Sous ce titre, inspiré d'une célèbre toile de
Fragonard reproduite en partie sur la jaquette du livre, l'histoire
d'une passion dévastratrice, sacrificielle autant que violemment
sensuelle. Celle de Massimo Cuori pour Nora Neumann. Le mariage de
l'eau et du feu. D'un côté, un fils de famille écrasé par
une mère neurasthénique, amateur de prélats et
de cigares hollandais. Romanesque comme les Italiens du Nord le sont
quelquefois jusqu'au cliché. De l'autre, une Cosette à peine
sortie de l'enfance, tout à la fois exquise et cynique, inspirée
et superficielle, aussi grande comédienne qu'elle est infatigable
dévoreuse de Sachertorte et de portefeuilles bien garnis. Captif
des jeux amoureux qu'elle lui inspire, jusqu'aux plus folles transgressions,
Massimo sera marqué à vie. Des années plus tard,
alors qu'il vieillit aux côtés d'une aristocrate végétarienne
et wagnérienne, l'ancien amant entreprend de raconter ce qui
torture toujours sa mémoire. Muriel Cerf n'en fait pas mystère:
ce roman s'inspire d'un épisode précis de son propre
passé. Mais c'est à Massimo, et non à Nora, qu'elle
a prêté ses sentiments: «Ma chère grand-mère
- la femme qui m'avait en quelque sorte élevée - venait
de disparaître, brisant tous mes repères. Une rencontre
s'est alors produite avec un être aussi paradoxal que Nora, aussi
charmeur et aussi destructeur. Le coup de foudre. L'abandon. Le don.
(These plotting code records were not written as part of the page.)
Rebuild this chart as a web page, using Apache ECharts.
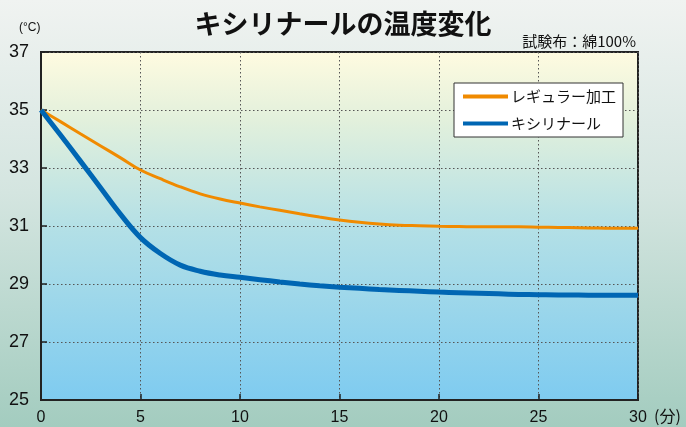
<!DOCTYPE html>
<html><head><meta charset="utf-8">
<script src="https://cdn.jsdelivr.net/npm/echarts@6/dist/echarts.min.js"></script>
<style>html,body{margin:0;padding:0;}#c{width:686px;height:427px;}</style>
</head><body><div id="c"></div>
<script>
const minutes = [0,1,2,3,4,5,6,7,8,9,10,11,12,13,14,15,16,17,18,19,20,21,22,23,24,25,26,27,28,29,30];
const regular = [35.0,34.59,34.17,33.76,33.35,32.93,32.63,32.35,32.11,31.93,31.79,31.66,31.54,31.42,31.31,31.21,31.13,31.07,31.03,31.01,30.99,30.98,30.97,30.97,30.97,30.96,30.95,30.94,30.93,30.92,30.92];
const xylinal = [35.0,34.12,33.22,32.31,31.40,30.60,30.05,29.65,29.44,29.31,29.23,29.15,29.07,29.00,28.94,28.89,28.85,28.81,28.78,28.75,28.72,28.70,28.68,28.66,28.64,28.63,28.62,28.62,28.61,28.61,28.61];
const seriesNames = ['レギュラー加工','キシリナール'];
const yTicks = [25,27,29,31,33,35,37];
const xTicks = [0,5,10,15,20,25,30];

const jp = '"Noto Sans CJK JP", sans-serif';
const num = '"Liberation Sans", Arial, sans-serif';
const chart = echarts.init(document.getElementById('c'));
chart.setOption({
  animation: false,
  backgroundColor: new echarts.graphic.LinearGradient(0,0,0,1,[
    {offset:0,color:'#f0f3f1'},{offset:0.45,color:'#d4e5e0'},{offset:1,color:'#a3ccbf'}]),
  title: {
    text: 'キシリナールの温度変化', left: 'center', top: 5,
    textStyle: {fontFamily: jp, fontSize: 27, fontWeight: 'bold', color: '#111'}
  },
  grid: {
    left: 41, right: 48, top: 52, bottom: 27, show: true,
    borderColor: '#222', borderWidth: 2,
    backgroundColor: new echarts.graphic.LinearGradient(0,0,0,1,[
      {offset:0,color:'#fffbe0'},{offset:0.2,color:'#e2f0dc'},{offset:0.5,color:'#b4e0e6'},{offset:1,color:'#7ecbf0'}])
  },
  legend: {
    orient: 'vertical', left: 454, top: 83,
    data: [
      {name: seriesNames[0], icon: 'rect', itemStyle: {color: '#f08a00'}},
      {name: seriesNames[1], icon: 'rect', itemStyle: {color: '#0066b3'}}
    ],
    itemWidth: 45, itemHeight: 4, itemGap: 12,
    padding: [6, 7, 6, 9],
    backgroundColor: '#fff', borderColor: '#333', borderWidth: 1, borderRadius: 0,
    textStyle: {fontFamily: jp, fontSize: 15, color: '#111', padding: [0,0,0,-2]}
  },
  xAxis: {
    type: 'value', min: 0, max: 30, interval: 5,
    axisLine: {show: true, lineStyle: {color: '#222', width: 2}},
    axisTick: {show: true, inside: true, length: 6, lineStyle: {color: '#222', width: 1.5}},
    axisLabel: {fontFamily: num, fontSize: 16, color: '#111', margin: 10,
      formatter: v => xTicks.includes(v) ? String(v) : ''},
    splitLine: {show: true, lineStyle: {color: '#555', width: 1, type: [1.5, 2.5]}}
  },
  yAxis: {
    type: 'value', min: 25, max: 37, interval: 2,
    axisLine: {show: true, lineStyle: {color: '#222', width: 2}},
    axisTick: {show: true, inside: true, length: 6, lineStyle: {color: '#222', width: 1.5}},
    axisLabel: {fontFamily: num, fontSize: 18, color: '#111', margin: 12,
      formatter: v => yTicks.includes(v) ? String(v) : ''},
    splitLine: {show: true, lineStyle: {color: '#555', width: 1, type: [1.5, 2.5]}}
  },
  graphic: [
    {type: 'text', left: 19, top: 22, style: {text: '(°C)', font: '12px ' + num, fill: '#111'}},
    {type: 'text', right: 50, top: 34, style: {text: '試験布：綿100%', font: '15px ' + jp, fill: '#111'}},
    {type: 'text', left: 654, top: 408, style: {text: '(分)', font: '16px ' + jp, fill: '#111'}}
  ],
  series: [
    {name: seriesNames[0], type: 'line', smooth: 0.4, showSymbol: false, z: 3,
      data: minutes.map((m,i) => [m, regular[i]]),
      lineStyle: {color: '#f08a00', width: 3}, itemStyle: {color: '#f08a00'}},
    {name: seriesNames[1], type: 'line', smooth: 0.4, showSymbol: false, z: 4,
      data: minutes.map((m,i) => [m, xylinal[i]]),
      lineStyle: {color: '#0066b3', width: 5}, itemStyle: {color: '#0066b3'}}
  ]
});
</script></body></html>
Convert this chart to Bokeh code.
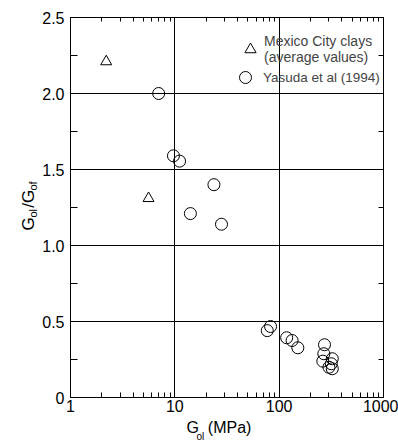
import math
from bokeh.plotting import figure
from bokeh.models import (FixedTicker, LinearAxis, LogAxis, Legend, LegendItem, Label,
                          CustomJSTickFormatter, BasicTickFormatter)
from bokeh.embed import file_html
from bokeh.resources import INLINE

FONT = "Liberation Sans"
NB = "\u00a0"

# Data
mexico_x = [2.2, 5.6]
mexico_y = [2.21, 1.31]

yasuda_x = [7.0, 9.7, 11.1, 14.1, 23.7, 28.0, 76.9, 82.7, 118, 133, 151,
            272, 268, 262, 323, 300, 323, 316]
yasuda_y = [2.00, 1.59, 1.555, 1.21, 1.40, 1.14, 0.44, 0.467, 0.393, 0.375, 0.327,
            0.347, 0.288, 0.239, 0.255, 0.199, 0.189, 0.222]

x_major = [1, 10, 100, 1000]
x_minor = [2, 3, 4, 5, 6, 7, 8, 9, 20, 30, 40, 50, 60, 70, 80, 90,
           200, 300, 400, 500, 600, 700, 800, 900]
y_major = [0, 0.5, 1.0, 1.5, 2.0, 2.5]
y_minor = [0.25, 0.75, 1.25, 1.75, 2.25]

legend_labels = ["Mexico City clays\n(average values)", "Yasuda et al (1994)"]

# axis titles: G_ol (MPa) and G_ol/G_of
x_title = "G" + NB * 2 + "(MPa)"
x_title_sub = "ol"
y_title = "G" + NB * 2 + "/G"
y_title_sub = "ol" + NB * 6 + "of"

p = figure(width=398, height=441, x_axis_type="log", x_range=(1, 1000), y_range=(0, 2.5),
           output_backend="svg", toolbar_location=None,
           min_border_left=70, min_border_right=15, min_border_top=17, min_border_bottom=44)

p.background_fill_color = "white"
p.outline_line_color = "black"
p.outline_line_width = 1

xt = FixedTicker(ticks=x_major, minor_ticks=x_minor)
yt = FixedTicker(ticks=y_major, minor_ticks=y_minor)

xa = p.xaxis[0]
xa.ticker = xt
xa.formatter = BasicTickFormatter()
ya = p.yaxis[0]
ya.ticker = yt
ya.formatter = CustomJSTickFormatter(code="return tick == 0 ? '0' : tick.toFixed(1);")

for ax in (xa, ya):
    ax.axis_line_color = "black"
    ax.major_tick_in = 0
    ax.major_tick_out = 0
    ax.minor_tick_out = 0
    ax.minor_tick_line_color = "black"
    ax.major_label_text_font = FONT
    ax.major_label_text_font_size = "16px"
    ax.major_label_text_color = "black"
xa.major_label_standoff = 2
ya.major_label_standoff = 6
xa.minor_tick_in = 5
ya.minor_tick_in = 7

top = LogAxis(ticker=FixedTicker(ticks=x_major, minor_ticks=x_minor),
              major_label_text_alpha=0, major_label_text_font_size="4px",
              major_tick_in=0, major_tick_out=0,
              minor_tick_in=4, minor_tick_out=0, axis_line_color="black")
right = LinearAxis(ticker=FixedTicker(ticks=y_major, minor_ticks=y_minor),
                   major_label_text_alpha=0, major_label_text_font_size="1px",
                   major_label_standoff=0,
                   major_tick_in=0, major_tick_out=0,
                   minor_tick_in=5, minor_tick_out=0, axis_line_color="black")
p.add_layout(top, "above")
p.add_layout(right, "right")


def title(side, x, y, text, size, angle=0.0):
    p.add_layout(Label(x=x, y=y, x_units="screen", y_units="screen", text=text,
                       text_font=FONT, text_font_size=size, text_color="black",
                       angle=angle, text_align="left", text_baseline="alphabetic"), side)


# y title (rotated, reading upward): subscripts panel first, then main letters
title("left", 5, 180, y_title_sub, "11px", math.pi / 2)
title("left", 20, 167, y_title, "17px", math.pi / 2)
# x title below the tick labels; its subscript lives in the right-hand panel
title("below", 116, 4, x_title, "16px")
title("right", -187, -39, x_title_sub, "10px")

p.xgrid.grid_line_color = "black"
p.ygrid.grid_line_color = "black"
p.xgrid.grid_line_width = 1
p.ygrid.grid_line_width = 1
p.xgrid.ticker = xt
p.ygrid.ticker = yt

tri = p.scatter(mexico_x, mexico_y, marker="triangle", size=11, fill_color=None,
                line_color="black", line_width=1)
cir = p.scatter(yasuda_x, yasuda_y, marker="circle", size=12, fill_color=None,
                line_color="black", line_width=1)

common = dict(margin=0, padding=4, label_text_font=FONT,
              label_text_line_height=0.94, border_line_alpha=0, background_fill_alpha=0)
legend1 = Legend(items=[LegendItem(label=legend_labels[0], renderers=[tri])],
                 location=(162, 328), glyph_width=28, glyph_height=28, label_standoff=0,
                 label_text_font_size="14px", **common)
legend2 = Legend(items=[LegendItem(label=legend_labels[1], renderers=[cir])],
                 location=(156, 301), glyph_width=30, glyph_height=30, label_standoff=3,
                 label_text_font_size="13.5px", **common)
p.add_layout(legend1, "center")
p.add_layout(legend2, "center")

open("out.html", "w").write(file_html(p, INLINE))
J'ai plongé dans l'ivresse d'aimer, puis la douleur de ne pas
l'être, ou du moins pas comme on pense le mériter. Comme
Massimo, je suis fascinée par la grâce, la pire, celle
qu'on ne fait que frôler, sans jamais la saisir.» Pour
dépeindre la grâce de Nora, Muriel Cerf évoque «cette
transe légère des jeunes filles qui laissent la vie se
faire comme les balancelles osciller, la mer et les nuages aller et
venir aussi insensiblement que la glace fond sur le bout de leur langue».
Aveu de fascination pour d'éphémères lotitas ? «Pas
du tout! Je ne suis pas obsédée par la jeunesse. Au contraire,
les femmes me semblent souvent bien plus fascinantes à quarante
ans, embellies par la vie, par l'expérience du bonheur et de
la douleur d'aimer.»
Une densité joycienne
Il y a quatre ans, Muriel Cerf a cru toucher le fond, et
n'en jamais remonter. Puis l'amour est revenu, sous les
traits apaisés d
un auteur- compositeur de quelques années son cadet qui, pour
la soutenir, a mis en sourdine sa propre carrière. La solitaire
aux semelles de vent s'est mariée. A l'évidence, pour
le meilleur - rares sont les romancières dotées comme
elle d'un conjoint à la fois agent littéraire et dactylo!
Muriel Cerf a pu renaître à la force d'écrire.
Il en faut quand on conçoit des romans à la densité quasiment
joycienne, gorgés - comme un pudding saxon l'est de fruits secs
- de mots, de trouvailles, de métaphores. Jubilante, parfois
précieuse, toujours inspirée, son écriture témoigne
d'une fabuleuse érudition, d'un véritable talent poétique,
ainsi que d'une capacité à ferrailler, des heures durant,
avec l'indicible. «Les mots vous font mal quand ils viennent
et vous rendent malades de ne pas venir», fait elle dire à son
héros Massimo. Devant le Verrou, et à la
pensée que dix autres manuscrits, tout aussi importants, s'empileraient
dans le grenier, on mesure soudain le courage de cette magicienne,
moins frêle qu'elle ne paraît. Et sa passion.